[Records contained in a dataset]
######

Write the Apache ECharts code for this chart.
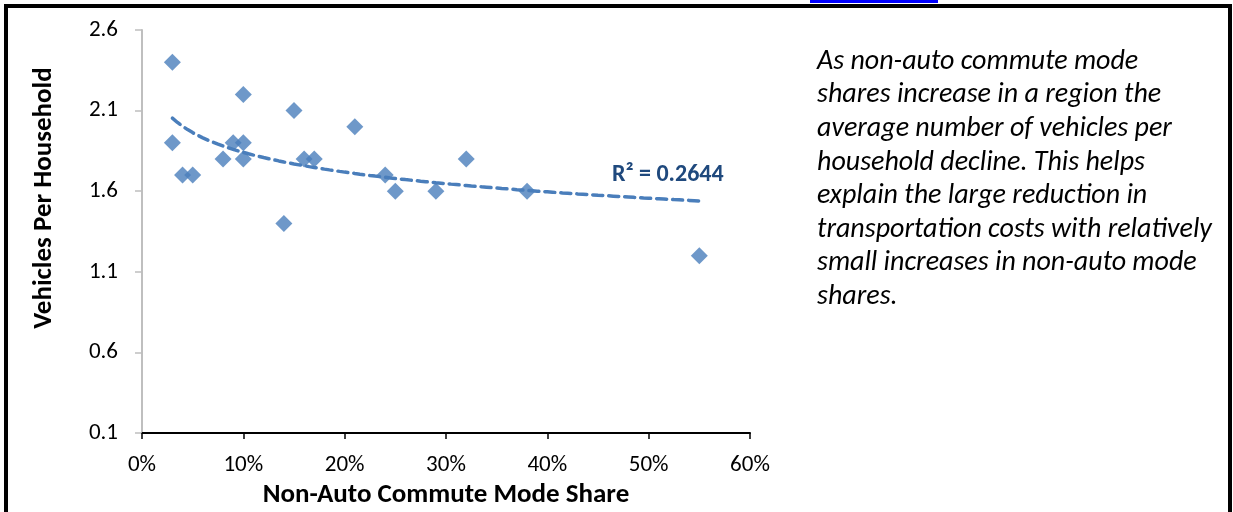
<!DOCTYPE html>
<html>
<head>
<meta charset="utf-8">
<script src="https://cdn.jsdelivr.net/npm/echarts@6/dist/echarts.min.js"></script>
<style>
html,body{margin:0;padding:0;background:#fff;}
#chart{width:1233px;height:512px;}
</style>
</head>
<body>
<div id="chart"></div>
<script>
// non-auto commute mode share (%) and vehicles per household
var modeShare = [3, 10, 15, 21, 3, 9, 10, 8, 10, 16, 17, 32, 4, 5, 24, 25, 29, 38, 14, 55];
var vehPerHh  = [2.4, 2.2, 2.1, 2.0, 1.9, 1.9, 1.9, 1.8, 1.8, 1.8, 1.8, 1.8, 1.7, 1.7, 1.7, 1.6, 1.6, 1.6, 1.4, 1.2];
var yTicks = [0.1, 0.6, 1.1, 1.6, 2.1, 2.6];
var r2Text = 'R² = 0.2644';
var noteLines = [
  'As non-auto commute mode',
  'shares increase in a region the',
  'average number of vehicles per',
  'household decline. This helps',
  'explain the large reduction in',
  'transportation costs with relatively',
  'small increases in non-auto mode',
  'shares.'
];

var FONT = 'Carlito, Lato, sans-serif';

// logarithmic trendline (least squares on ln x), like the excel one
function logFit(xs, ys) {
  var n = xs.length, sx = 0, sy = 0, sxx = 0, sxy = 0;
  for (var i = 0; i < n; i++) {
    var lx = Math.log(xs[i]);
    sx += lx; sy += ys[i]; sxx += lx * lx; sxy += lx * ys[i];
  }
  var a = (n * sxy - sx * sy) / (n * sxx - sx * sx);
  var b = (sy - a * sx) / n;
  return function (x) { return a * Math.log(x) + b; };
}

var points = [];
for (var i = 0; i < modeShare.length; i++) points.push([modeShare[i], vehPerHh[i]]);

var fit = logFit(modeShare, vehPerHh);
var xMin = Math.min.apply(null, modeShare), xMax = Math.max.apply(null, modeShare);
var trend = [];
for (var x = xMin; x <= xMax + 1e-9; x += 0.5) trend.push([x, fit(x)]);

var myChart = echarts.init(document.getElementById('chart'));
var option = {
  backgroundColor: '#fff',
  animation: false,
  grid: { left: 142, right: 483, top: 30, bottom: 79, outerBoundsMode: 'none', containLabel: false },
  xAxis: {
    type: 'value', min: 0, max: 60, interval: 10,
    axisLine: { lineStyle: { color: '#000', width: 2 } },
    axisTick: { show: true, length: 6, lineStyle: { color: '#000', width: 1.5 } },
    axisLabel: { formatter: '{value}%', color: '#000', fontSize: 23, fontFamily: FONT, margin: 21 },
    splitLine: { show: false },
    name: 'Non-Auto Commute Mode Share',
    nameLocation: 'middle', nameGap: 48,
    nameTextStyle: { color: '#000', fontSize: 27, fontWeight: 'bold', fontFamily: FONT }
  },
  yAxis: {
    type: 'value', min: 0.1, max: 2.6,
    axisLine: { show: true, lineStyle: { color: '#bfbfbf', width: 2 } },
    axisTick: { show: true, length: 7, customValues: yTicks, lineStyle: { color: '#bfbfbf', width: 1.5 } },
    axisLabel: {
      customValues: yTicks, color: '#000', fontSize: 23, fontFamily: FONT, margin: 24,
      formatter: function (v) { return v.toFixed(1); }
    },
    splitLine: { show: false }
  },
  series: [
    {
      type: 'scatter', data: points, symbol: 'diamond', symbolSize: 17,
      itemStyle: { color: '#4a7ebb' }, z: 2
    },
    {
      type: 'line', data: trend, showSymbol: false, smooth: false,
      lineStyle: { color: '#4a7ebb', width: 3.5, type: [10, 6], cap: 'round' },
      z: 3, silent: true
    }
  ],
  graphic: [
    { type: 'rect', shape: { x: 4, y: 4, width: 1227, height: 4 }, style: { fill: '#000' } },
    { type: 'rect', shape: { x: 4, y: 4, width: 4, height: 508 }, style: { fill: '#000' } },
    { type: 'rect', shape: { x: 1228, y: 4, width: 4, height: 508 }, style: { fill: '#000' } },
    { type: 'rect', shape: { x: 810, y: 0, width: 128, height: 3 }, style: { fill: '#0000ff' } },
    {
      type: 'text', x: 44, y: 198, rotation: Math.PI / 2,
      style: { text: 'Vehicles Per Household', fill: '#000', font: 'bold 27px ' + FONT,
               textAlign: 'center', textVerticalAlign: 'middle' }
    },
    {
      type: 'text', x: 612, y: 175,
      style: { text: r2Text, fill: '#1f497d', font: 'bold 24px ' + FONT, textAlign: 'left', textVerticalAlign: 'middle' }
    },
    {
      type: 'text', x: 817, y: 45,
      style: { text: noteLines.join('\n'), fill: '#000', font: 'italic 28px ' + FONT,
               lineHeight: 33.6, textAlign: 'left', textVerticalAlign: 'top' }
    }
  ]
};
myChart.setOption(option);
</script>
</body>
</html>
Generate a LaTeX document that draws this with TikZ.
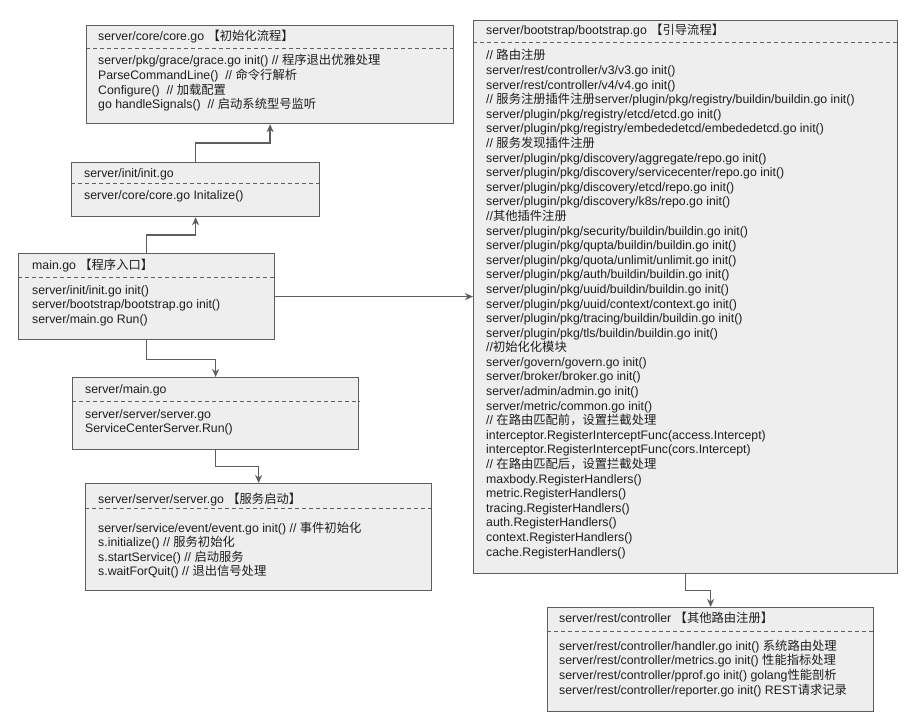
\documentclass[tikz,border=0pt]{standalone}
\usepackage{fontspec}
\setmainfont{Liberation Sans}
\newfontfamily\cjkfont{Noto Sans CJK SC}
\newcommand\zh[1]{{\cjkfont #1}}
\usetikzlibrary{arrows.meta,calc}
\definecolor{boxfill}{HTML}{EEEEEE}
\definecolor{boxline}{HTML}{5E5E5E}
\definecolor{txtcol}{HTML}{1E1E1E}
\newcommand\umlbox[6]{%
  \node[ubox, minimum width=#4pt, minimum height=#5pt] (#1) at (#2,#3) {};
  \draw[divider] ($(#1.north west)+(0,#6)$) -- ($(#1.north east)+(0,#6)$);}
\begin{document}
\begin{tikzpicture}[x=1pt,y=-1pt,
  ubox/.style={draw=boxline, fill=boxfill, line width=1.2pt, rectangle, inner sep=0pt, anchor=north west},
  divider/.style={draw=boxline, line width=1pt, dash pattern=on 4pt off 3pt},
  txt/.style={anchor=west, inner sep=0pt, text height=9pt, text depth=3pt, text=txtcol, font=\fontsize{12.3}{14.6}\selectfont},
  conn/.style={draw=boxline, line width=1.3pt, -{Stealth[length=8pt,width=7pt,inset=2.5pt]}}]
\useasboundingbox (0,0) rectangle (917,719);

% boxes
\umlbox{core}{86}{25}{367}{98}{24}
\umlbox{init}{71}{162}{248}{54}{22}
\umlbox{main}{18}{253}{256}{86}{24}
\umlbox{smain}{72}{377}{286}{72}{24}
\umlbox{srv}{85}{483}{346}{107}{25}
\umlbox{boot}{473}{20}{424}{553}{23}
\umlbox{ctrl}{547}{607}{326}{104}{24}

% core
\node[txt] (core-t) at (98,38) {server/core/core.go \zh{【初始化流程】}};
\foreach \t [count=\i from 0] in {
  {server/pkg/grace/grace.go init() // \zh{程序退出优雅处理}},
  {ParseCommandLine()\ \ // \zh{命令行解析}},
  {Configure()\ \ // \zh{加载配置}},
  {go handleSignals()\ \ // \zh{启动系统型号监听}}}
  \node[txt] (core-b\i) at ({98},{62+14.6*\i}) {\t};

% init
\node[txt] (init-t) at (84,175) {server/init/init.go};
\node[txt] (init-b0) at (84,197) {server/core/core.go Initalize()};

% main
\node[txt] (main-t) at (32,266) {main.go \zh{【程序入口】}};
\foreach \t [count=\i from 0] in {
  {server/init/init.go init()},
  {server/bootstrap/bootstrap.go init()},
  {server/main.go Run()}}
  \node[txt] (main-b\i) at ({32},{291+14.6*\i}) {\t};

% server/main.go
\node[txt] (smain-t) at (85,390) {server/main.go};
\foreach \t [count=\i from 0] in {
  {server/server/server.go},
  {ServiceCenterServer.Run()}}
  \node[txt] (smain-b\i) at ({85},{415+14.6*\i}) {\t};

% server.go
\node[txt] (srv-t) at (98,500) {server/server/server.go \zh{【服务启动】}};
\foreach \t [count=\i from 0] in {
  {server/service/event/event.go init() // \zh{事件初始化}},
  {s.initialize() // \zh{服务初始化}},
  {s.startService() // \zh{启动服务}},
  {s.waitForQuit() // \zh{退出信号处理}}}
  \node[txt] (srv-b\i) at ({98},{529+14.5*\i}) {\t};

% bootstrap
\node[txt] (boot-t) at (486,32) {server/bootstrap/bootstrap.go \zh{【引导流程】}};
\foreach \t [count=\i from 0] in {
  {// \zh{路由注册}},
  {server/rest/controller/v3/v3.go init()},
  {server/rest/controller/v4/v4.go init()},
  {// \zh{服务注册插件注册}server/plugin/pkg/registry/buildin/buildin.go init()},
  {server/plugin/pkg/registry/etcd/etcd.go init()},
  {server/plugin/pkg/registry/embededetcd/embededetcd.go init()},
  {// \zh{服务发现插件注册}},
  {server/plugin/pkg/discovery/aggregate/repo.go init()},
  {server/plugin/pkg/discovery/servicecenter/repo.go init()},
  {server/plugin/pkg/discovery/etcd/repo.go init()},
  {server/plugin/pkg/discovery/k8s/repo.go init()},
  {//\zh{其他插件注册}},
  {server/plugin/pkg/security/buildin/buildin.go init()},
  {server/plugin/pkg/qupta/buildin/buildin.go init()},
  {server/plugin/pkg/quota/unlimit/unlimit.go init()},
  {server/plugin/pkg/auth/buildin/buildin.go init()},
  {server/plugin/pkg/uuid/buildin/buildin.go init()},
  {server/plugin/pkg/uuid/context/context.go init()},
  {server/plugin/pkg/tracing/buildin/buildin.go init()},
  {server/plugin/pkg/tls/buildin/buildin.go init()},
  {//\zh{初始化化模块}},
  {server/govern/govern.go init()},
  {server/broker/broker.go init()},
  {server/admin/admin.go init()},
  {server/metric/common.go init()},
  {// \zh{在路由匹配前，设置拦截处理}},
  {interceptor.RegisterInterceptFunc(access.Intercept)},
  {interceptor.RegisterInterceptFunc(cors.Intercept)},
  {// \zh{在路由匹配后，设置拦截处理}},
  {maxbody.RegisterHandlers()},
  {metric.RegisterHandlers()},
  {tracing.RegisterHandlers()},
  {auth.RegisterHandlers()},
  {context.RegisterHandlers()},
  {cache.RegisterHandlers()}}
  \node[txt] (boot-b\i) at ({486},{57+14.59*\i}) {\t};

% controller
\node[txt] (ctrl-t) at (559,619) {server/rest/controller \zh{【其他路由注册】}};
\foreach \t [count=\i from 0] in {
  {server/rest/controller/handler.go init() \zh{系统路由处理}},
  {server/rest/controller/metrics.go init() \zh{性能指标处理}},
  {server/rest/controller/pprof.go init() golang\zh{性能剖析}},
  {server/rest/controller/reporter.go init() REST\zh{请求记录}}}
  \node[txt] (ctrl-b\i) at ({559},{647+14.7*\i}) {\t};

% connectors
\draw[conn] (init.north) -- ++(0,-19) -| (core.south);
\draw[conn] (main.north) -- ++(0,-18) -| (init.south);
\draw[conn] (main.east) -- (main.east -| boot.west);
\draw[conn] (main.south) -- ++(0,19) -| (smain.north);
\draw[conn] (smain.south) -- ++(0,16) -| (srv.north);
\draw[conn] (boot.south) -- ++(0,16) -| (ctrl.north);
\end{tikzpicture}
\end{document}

######

TASK PROMPT ▸
Word for word, give again the lines from the first entry to the line with "for (var x = xMin;", inclusive. Exclude the pictures.

SOLUTION FOR THIS TASK ▸
Write the Apache ECharts code for this chart.
<!DOCTYPE html>
<html>
<head>
<meta charset="utf-8">
<script src="https://cdn.jsdelivr.net/npm/echarts@6/dist/echarts.min.js"></script>
<style>
html,body{margin:0;padding:0;background:#fff;}
#chart{width:1233px;height:512px;}
</style>
</head>
<body>
<div id="chart"></div>
<script>
// non-auto commute mode share (%) and vehicles per household
var modeShare = [3, 10, 15, 21, 3, 9, 10, 8, 10, 16, 17, 32, 4, 5, 24, 25, 29, 38, 14, 55];
var vehPerHh  = [2.4, 2.2, 2.1, 2.0, 1.9, 1.9, 1.9, 1.8, 1.8, 1.8, 1.8, 1.8, 1.7, 1.7, 1.7, 1.6, 1.6, 1.6, 1.4, 1.2];
var yTicks = [0.1, 0.6, 1.1, 1.6, 2.1, 2.6];
var r2Text = 'R² = 0.2644';
var noteLines = [
  'As non-auto commute mode',
  'shares increase in a region the',
  'average number of vehicles per',
  'household decline. This helps',
  'explain the large reduction in',
  'transportation costs with relatively',
  'small increases in non-auto mode',
  'shares.'
];

var FONT = 'Carlito, Lato, sans-serif';

// logarithmic trendline (least squares on ln x), like the excel one
function logFit(xs, ys) {
  var n = xs.length, sx = 0, sy = 0, sxx = 0, sxy = 0;
  for (var i = 0; i < n; i++) {
    var lx = Math.log(xs[i]);
    sx += lx; sy += ys[i]; sxx += lx * lx; sxy += lx * ys[i];
  }
  var a = (n * sxy - sx * sy) / (n * sxx - sx * sx);
  var b = (sy - a * sx) / n;
  return function (x) { return a * Math.log(x) + b; };
}

var points = [];
for (var i = 0; i < modeShare.length; i++) points.push([modeShare[i], vehPerHh[i]]);

var fit = logFit(modeShare, vehPerHh);
var xMin = Math.min.apply(null, modeShare), xMax = Math.max.apply(null, modeShare);
var trend = [];
for (var x = xMin; x <= xMax + 1e-9; x += 0.5) trend.push([x, fit(x)]);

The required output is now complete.